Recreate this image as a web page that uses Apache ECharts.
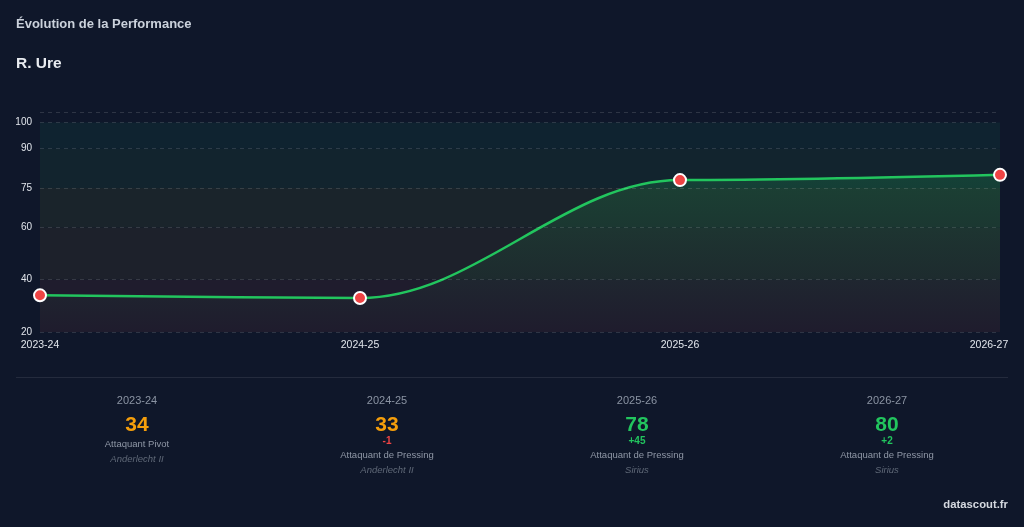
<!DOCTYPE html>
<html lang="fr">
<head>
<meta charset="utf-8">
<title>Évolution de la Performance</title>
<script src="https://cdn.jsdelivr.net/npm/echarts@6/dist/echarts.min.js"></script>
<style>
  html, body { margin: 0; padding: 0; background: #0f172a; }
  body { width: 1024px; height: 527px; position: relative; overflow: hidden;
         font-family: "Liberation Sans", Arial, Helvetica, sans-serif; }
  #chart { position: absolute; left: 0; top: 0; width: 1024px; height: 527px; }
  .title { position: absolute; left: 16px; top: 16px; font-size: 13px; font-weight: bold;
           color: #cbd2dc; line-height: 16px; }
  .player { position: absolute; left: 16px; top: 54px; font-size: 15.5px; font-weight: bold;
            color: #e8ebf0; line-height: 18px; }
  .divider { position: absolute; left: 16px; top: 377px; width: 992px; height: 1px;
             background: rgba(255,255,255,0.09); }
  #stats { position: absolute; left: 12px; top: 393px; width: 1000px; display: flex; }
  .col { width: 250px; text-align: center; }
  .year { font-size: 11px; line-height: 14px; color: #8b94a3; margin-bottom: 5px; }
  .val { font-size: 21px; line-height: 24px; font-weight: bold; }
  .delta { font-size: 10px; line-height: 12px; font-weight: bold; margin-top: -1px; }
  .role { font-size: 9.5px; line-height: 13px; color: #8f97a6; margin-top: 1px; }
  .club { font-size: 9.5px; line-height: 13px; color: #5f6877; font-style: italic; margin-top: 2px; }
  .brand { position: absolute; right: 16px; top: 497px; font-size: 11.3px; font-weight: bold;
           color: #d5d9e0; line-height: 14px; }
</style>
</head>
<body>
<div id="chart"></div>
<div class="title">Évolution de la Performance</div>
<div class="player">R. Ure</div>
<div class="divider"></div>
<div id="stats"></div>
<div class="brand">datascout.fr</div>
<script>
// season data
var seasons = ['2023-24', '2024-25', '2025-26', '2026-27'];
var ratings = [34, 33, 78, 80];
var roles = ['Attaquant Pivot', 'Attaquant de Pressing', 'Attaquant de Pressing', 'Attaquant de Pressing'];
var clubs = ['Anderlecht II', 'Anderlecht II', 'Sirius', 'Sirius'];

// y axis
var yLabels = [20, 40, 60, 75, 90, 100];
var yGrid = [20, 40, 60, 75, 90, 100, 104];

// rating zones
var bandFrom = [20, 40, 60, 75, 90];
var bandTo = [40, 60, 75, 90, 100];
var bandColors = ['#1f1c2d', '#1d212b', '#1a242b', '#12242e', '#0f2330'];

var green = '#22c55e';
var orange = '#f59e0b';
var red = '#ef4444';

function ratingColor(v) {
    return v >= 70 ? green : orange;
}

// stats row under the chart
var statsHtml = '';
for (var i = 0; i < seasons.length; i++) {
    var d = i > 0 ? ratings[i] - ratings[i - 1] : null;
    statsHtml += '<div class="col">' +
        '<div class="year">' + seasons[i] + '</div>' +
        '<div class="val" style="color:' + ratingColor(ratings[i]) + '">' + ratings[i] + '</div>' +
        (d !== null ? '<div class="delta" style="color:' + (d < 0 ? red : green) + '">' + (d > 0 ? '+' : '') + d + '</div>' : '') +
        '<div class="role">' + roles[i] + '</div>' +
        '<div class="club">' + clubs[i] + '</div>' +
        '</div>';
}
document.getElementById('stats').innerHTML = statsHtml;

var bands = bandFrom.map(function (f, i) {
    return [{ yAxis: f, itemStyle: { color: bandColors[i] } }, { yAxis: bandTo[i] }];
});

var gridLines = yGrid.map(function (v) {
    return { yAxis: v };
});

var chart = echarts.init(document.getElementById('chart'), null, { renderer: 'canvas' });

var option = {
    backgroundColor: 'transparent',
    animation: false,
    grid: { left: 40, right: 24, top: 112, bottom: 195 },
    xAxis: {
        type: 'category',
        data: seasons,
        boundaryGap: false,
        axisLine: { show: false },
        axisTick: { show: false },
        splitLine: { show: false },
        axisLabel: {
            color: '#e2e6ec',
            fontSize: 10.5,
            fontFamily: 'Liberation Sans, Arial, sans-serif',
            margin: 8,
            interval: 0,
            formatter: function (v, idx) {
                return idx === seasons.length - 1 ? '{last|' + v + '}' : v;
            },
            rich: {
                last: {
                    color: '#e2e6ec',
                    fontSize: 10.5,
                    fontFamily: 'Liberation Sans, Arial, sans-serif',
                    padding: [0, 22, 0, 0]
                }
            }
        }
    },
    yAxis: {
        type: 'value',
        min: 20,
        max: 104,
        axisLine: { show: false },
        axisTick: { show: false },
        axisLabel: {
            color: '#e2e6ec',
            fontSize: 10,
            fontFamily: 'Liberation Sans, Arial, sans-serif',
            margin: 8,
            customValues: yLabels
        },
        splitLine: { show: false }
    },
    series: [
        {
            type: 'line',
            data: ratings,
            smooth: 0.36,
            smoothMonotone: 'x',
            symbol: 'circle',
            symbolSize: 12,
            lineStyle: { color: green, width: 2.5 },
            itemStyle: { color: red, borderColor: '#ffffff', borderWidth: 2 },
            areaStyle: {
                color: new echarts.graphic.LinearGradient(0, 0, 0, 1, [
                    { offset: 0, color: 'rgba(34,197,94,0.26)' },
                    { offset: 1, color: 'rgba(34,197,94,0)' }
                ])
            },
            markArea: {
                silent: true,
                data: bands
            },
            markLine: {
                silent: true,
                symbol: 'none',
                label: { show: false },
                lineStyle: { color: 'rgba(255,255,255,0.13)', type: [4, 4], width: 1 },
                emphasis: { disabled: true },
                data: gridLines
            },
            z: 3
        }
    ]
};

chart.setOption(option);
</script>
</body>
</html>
========
**Task description**
Without the pictures, repeat the listing above exactly.

**Response to the exercise**
Recreate this image as a web page that uses Apache ECharts.
<!DOCTYPE html>
<html lang="fr">
<head>
<meta charset="utf-8">
<title>Évolution de la Performance</title>
<script src="https://cdn.jsdelivr.net/npm/echarts@6/dist/echarts.min.js"></script>
<style>
  html, body { margin: 0; padding: 0; background: #0f172a; }
  body { width: 1024px; height: 527px; position: relative; overflow: hidden;
         font-family: "Liberation Sans", Arial, Helvetica, sans-serif; }
  #chart { position: absolute; left: 0; top: 0; width: 1024px; height: 527px; }
  .title { position: absolute; left: 16px; top: 16px; font-size: 13px; font-weight: bold;
           color: #cbd2dc; line-height: 16px; }
  .player { position: absolute; left: 16px; top: 54px; font-size: 15.5px; font-weight: bold;
            color: #e8ebf0; line-height: 18px; }
  .divider { position: absolute; left: 16px; top: 377px; width: 992px; height: 1px;
             background: rgba(255,255,255,0.09); }
  #stats { position: absolute; left: 12px; top: 393px; width: 1000px; display: flex; }
  .col { width: 250px; text-align: center; }
  .year { font-size: 11px; line-height: 14px; color: #8b94a3; margin-bottom: 5px; }
  .val { font-size: 21px; line-height: 24px; font-weight: bold; }
  .delta { font-size: 10px; line-height: 12px; font-weight: bold; margin-top: -1px; }
  .role { font-size: 9.5px; line-height: 13px; color: #8f97a6; margin-top: 1px; }
  .club { font-size: 9.5px; line-height: 13px; color: #5f6877; font-style: italic; margin-top: 2px; }
  .brand { position: absolute; right: 16px; top: 497px; font-size: 11.3px; font-weight: bold;
           color: #d5d9e0; line-height: 14px; }
</style>
</head>
<body>
<div id="chart"></div>
<div class="title">Évolution de la Performance</div>
<div class="player">R. Ure</div>
<div class="divider"></div>
<div id="stats"></div>
<div class="brand">datascout.fr</div>
<script>
// season data
var seasons = ['2023-24', '2024-25', '2025-26', '2026-27'];
var ratings = [34, 33, 78, 80];
var roles = ['Attaquant Pivot', 'Attaquant de Pressing', 'Attaquant de Pressing', 'Attaquant de Pressing'];
var clubs = ['Anderlecht II', 'Anderlecht II', 'Sirius', 'Sirius'];

// y axis
var yLabels = [20, 40, 60, 75, 90, 100];
var yGrid = [20, 40, 60, 75, 90, 100, 104];

// rating zones
var bandFrom = [20, 40, 60, 75, 90];
var bandTo = [40, 60, 75, 90, 100];
var bandColors = ['#1f1c2d', '#1d212b', '#1a242b', '#12242e', '#0f2330'];

var green = '#22c55e';
var orange = '#f59e0b';
var red = '#ef4444';

function ratingColor(v) {
    return v >= 70 ? green : orange;
}

// stats row under the chart
var statsHtml = '';
for (var i = 0; i < seasons.length; i++) {
    var d = i > 0 ? ratings[i] - ratings[i - 1] : null;
    statsHtml += '<div class="col">' +
        '<div class="year">' + seasons[i] + '</div>' +
        '<div class="val" style="color:' + ratingColor(ratings[i]) + '">' + ratings[i] + '</div>' +
        (d !== null ? '<div class="delta" style="color:' + (d < 0 ? red : green) + '">' + (d > 0 ? '+' : '') + d + '</div>' : '') +
        '<div class="role">' + roles[i] + '</div>' +
        '<div class="club">' + clubs[i] + '</div>' +
        '</div>';
}
document.getElementById('stats').innerHTML = statsHtml;

var bands = bandFrom.map(function (f, i) {
    return [{ yAxis: f, itemStyle: { color: bandColors[i] } }, { yAxis: bandTo[i] }];
});

var gridLines = yGrid.map(function (v) {
    return { yAxis: v };
});

var chart = echarts.init(document.getElementById('chart'), null, { renderer: 'canvas' });

var option = {
    backgroundColor: 'transparent',
    animation: false,
    grid: { left: 40, right: 24, top: 112, bottom: 195 },
    xAxis: {
        type: 'category',
        data: seasons,
        boundaryGap: false,
        axisLine: { show: false },
        axisTick: { show: false },
        splitLine: { show: false },
        axisLabel: {
            color: '#e2e6ec',
            fontSize: 10.5,
            fontFamily: 'Liberation Sans, Arial, sans-serif',
            margin: 8,
            interval: 0,
            formatter: function (v, idx) {
                return idx === seasons.length - 1 ? '{last|' + v + '}' : v;
            },
            rich: {
                last: {
                    color: '#e2e6ec',
                    fontSize: 10.5,
                    fontFamily: 'Liberation Sans, Arial, sans-serif',
                    padding: [0, 22, 0, 0]
                }
            }
        }
    },
    yAxis: {
        type: 'value',
        min: 20,
        max: 104,
        axisLine: { show: false },
        axisTick: { show: false },
        axisLabel: {
            color: '#e2e6ec',
            fontSize: 10,
            fontFamily: 'Liberation Sans, Arial, sans-serif',
            margin: 8,
            customValues: yLabels
        },
        splitLine: { show: false }
    },
    series: [
        {
            type: 'line',
            data: ratings,
            smooth: 0.36,
            smoothMonotone: 'x',
            symbol: 'circle',
            symbolSize: 12,
            lineStyle: { color: green, width: 2.5 },
            itemStyle: { color: red, borderColor: '#ffffff', borderWidth: 2 },
            areaStyle: {
                color: new echarts.graphic.LinearGradient(0, 0, 0, 1, [
                    { offset: 0, color: 'rgba(34,197,94,0.26)' },
                    { offset: 1, color: 'rgba(34,197,94,0)' }
                ])
            },
            markArea: {
                silent: true,
                data: bands
            },
            markLine: {
                silent: true,
                symbol: 'none',
                label: { show: false },
                lineStyle: { color: 'rgba(255,255,255,0.13)', type: [4, 4], width: 1 },
                emphasis: { disabled: true },
                data: gridLines
            },
            z: 3
        }
    ]
};

chart.setOption(option);
</script>
</body>
</html>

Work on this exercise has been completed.